In their objections, our elected representatives always say that, in any democracy, people are free to have differing opinions -- including on questions of electoral reform.

But an elected representative, they say, has a direct contract with the voter, and must heed public desire for change.

The public does not have the equal power of the representative, but the representative is, in fact, the servant of the constituent.

Moreover, "the concept of representation is not understood," a panelist said.

Examples of this can be seen in how parties filter their candidates for election.

"We don't know if someone was appointed candidate because the person was somebody's spouse or son," a panelist said.

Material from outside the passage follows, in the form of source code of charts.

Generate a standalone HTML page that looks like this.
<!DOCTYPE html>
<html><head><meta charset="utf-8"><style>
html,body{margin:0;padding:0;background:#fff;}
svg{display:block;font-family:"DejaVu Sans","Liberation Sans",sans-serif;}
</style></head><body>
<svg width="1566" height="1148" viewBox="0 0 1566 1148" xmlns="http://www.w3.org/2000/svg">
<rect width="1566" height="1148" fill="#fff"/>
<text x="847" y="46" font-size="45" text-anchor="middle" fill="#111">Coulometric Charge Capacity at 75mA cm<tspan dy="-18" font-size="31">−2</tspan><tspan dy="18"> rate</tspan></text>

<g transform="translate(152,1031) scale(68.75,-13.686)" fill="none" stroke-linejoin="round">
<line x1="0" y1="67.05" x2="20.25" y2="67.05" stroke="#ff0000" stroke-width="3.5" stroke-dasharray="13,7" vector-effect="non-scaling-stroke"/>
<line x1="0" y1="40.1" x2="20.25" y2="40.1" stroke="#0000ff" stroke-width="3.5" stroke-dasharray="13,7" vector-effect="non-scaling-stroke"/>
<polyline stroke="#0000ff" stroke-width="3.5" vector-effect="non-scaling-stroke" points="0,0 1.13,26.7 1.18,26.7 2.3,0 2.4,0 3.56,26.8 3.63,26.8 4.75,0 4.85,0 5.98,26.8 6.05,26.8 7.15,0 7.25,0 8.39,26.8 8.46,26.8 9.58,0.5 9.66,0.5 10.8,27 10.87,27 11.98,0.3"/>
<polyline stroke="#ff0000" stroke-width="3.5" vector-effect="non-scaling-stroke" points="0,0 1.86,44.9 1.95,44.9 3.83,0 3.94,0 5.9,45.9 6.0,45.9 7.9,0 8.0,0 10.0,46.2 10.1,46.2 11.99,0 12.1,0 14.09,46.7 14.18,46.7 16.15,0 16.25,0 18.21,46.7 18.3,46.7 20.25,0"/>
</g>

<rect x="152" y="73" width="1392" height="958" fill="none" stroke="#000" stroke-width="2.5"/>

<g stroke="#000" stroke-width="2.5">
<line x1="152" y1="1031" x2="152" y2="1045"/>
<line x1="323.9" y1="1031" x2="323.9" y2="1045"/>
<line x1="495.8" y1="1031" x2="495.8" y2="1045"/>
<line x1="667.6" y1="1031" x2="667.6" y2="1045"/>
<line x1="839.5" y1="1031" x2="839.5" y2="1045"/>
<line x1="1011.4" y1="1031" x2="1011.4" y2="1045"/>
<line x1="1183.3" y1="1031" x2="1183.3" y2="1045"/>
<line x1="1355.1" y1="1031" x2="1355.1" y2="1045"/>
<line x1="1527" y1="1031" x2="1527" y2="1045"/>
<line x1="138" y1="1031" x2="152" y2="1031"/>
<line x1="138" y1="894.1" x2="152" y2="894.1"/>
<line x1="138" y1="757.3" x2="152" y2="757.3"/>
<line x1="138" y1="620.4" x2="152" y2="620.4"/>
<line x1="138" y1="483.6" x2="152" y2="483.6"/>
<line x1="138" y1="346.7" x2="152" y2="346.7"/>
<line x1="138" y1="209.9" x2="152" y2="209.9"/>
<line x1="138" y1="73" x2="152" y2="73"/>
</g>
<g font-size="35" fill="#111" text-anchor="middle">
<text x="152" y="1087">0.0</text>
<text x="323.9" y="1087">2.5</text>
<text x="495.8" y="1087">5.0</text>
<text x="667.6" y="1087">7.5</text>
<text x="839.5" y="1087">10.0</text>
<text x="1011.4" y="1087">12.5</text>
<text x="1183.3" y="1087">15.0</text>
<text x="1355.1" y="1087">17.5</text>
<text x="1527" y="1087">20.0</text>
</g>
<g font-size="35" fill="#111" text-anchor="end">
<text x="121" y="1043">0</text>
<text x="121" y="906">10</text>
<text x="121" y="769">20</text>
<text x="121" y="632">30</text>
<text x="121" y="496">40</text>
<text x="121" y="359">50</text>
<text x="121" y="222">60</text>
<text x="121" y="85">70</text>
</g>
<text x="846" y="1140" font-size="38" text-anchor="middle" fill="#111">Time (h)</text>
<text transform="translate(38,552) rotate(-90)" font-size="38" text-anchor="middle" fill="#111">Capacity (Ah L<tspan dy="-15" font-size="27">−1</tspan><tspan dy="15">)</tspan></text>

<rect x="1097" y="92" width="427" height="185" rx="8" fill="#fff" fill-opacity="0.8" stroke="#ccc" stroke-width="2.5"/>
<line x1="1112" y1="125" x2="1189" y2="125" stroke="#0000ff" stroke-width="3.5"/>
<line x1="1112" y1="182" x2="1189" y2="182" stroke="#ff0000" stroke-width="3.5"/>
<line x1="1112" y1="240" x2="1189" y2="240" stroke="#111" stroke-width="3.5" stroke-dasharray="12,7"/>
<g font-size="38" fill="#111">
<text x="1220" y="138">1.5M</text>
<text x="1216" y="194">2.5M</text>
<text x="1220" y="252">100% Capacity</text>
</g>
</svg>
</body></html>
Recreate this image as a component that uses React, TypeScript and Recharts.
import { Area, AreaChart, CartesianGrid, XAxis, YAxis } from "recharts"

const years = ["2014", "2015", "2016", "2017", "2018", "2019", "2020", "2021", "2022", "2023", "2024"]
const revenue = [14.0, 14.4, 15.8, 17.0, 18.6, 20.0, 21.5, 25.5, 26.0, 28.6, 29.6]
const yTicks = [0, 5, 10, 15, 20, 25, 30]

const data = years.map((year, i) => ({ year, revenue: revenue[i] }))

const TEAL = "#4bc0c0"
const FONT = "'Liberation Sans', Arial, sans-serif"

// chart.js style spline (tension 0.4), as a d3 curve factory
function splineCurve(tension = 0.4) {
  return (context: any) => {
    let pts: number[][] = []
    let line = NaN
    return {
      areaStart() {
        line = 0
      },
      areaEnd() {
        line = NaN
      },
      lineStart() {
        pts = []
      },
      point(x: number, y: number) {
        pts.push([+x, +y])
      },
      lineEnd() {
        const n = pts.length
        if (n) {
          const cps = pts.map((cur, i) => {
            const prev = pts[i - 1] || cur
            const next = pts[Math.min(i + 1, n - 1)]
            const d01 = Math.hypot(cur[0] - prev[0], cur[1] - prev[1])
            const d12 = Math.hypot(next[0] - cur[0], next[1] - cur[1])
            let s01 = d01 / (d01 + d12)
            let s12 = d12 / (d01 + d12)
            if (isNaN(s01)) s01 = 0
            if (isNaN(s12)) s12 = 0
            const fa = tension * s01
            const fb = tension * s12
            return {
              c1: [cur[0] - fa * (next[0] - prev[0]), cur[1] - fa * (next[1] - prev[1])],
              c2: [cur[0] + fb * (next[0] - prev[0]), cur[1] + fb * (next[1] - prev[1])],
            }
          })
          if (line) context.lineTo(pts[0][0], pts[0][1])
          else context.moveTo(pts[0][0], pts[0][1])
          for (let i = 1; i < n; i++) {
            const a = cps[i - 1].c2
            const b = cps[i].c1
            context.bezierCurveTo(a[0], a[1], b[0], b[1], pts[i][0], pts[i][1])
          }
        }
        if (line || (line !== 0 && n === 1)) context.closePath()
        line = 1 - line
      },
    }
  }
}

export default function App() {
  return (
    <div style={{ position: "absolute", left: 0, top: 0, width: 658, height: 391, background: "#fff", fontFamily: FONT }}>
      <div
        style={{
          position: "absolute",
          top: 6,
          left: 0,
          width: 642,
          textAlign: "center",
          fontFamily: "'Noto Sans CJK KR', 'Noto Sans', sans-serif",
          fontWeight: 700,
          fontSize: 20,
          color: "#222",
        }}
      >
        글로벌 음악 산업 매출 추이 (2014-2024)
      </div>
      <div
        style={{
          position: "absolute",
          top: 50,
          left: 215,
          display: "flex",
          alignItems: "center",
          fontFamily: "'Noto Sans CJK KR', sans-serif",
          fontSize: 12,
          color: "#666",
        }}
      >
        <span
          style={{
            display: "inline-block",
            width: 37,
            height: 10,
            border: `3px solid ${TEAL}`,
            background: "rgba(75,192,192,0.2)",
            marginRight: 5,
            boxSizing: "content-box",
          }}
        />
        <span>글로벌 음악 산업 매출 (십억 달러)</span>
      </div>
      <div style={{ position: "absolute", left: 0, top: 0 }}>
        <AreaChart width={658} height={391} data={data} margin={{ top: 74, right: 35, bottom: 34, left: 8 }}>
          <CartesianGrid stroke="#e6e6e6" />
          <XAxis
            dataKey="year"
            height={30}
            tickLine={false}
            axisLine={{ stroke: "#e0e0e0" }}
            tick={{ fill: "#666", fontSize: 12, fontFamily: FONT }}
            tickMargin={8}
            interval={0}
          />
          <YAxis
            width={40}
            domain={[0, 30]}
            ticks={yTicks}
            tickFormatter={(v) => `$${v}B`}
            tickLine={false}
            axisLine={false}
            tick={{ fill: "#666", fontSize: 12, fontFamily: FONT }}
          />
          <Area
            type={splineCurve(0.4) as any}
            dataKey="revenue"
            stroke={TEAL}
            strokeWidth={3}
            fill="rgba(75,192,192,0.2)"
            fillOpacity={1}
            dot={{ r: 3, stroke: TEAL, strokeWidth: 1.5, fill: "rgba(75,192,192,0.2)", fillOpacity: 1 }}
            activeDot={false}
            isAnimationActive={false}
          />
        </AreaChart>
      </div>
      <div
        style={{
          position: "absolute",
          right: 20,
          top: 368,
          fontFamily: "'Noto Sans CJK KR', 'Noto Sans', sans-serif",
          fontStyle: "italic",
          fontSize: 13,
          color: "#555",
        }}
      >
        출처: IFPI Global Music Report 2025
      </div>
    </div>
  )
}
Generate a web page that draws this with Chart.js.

"We found more than 100 members of the House in the 1999 election who moved districts, so they could get the necessary votes to get elected," the panelist continued.

"This while the election was supposedly a semi-district system in which the candidates should have been from the district in which they were nominated from."

They were moved "for political convenience by their party's central board ... so it was done without the intention of accommodating people's aspirations," the panelist continued.

We must now seek to infuse democracy into part of the internal mechanism of party politics.

If not, then we may wind up leaving the fate of the country in the hands of political parties that defy democratic principles.

Certain conditions, such as barring single candidate nominees in internal party elections, can be imposed through laws to ensure this process.

Political parties would, no doubt, argue that this is unfair public intervention in internal party affairs.

On the other hand, it could be said that political parties seeking office are public institutions and should be open for such scrutiny.

Political parties also currently receive subsidies from public moneys making public accountability valid.

Under the current system, parties participating in the 1999 general election received Rp 1,000 for every vote they obtained.

A party like the Indonesian Democratic Party of Struggle is entitled to about Rp 37.5 billion; Golkar, Rp 22.5 billion.

One of the most widely touted proposals, which has also been agreed to, in principle, by the representatives are direct presidential elections.

Such elections, it is hoped, would engender participatory democracy while diminishing the distortions of the system we now have, whereby a president is not elected by a popular vote.

A publicly elected president would have a stronger mandate and would be held more accountable to the people.

More importantly, this arrangement would free the president from political obligations to individual parties, a prevalent issue during the last two presidencies.

One major concern is that more established political parties, namely Golkar, would have an unfair advantage, given their wide network, and seemingly endless resources.

One elitist argument dictates that direct elections are inappropriate, given the low degree of education among the Indonesian people and their limited consciousness of politics.

But let's not forget that this limited consciousness follows 32 years of political repression under the New Order.

Indeed, political parties themselves remain autocratic and willfully neglect to educate their constituents, in ways in which to become involved in politics in a rational manner.

The fact is that the 1999 general election, which held potential for bloodshed, was praised by observers as one of the country's most democratic and peaceful -- which also defeats the argument that the people are not ready.

There are two options available: first, a president and vice president in one package who are elected by the voting public with a majority. Second, two pairs are elected by a popular vote, and the Assembly chooses one of the two.

The first option is clearly the better; but what happens if a candidate falls short of a majority? Does the Assembly then have the right to choose the victor?

Thus direct presidential elections, more than anything else, are today mired in the question about the role of Assembly -- the very institution needed to approve electoral reform.

The Assembly seems intent on somehow preserving its involvement in the presidential and vice presidential elections.

Panelists in the discussion voiced little faith in the overall process if left to the Assembly.

But efforts to refer the matter of electoral/constitutional reform to a public commission have been rejected.

"Any efforts for improvement would be nothing more than horse trading," a panelist said. "Members of the House and the Assembly would enter into deals not for the public good, but for the preservation of their own political interests."

"This can only be cured by a movement from civil society -- but our civil society is still weak," the panelist added. "One effective mechanism, for now, is through independent watchdogs and groups."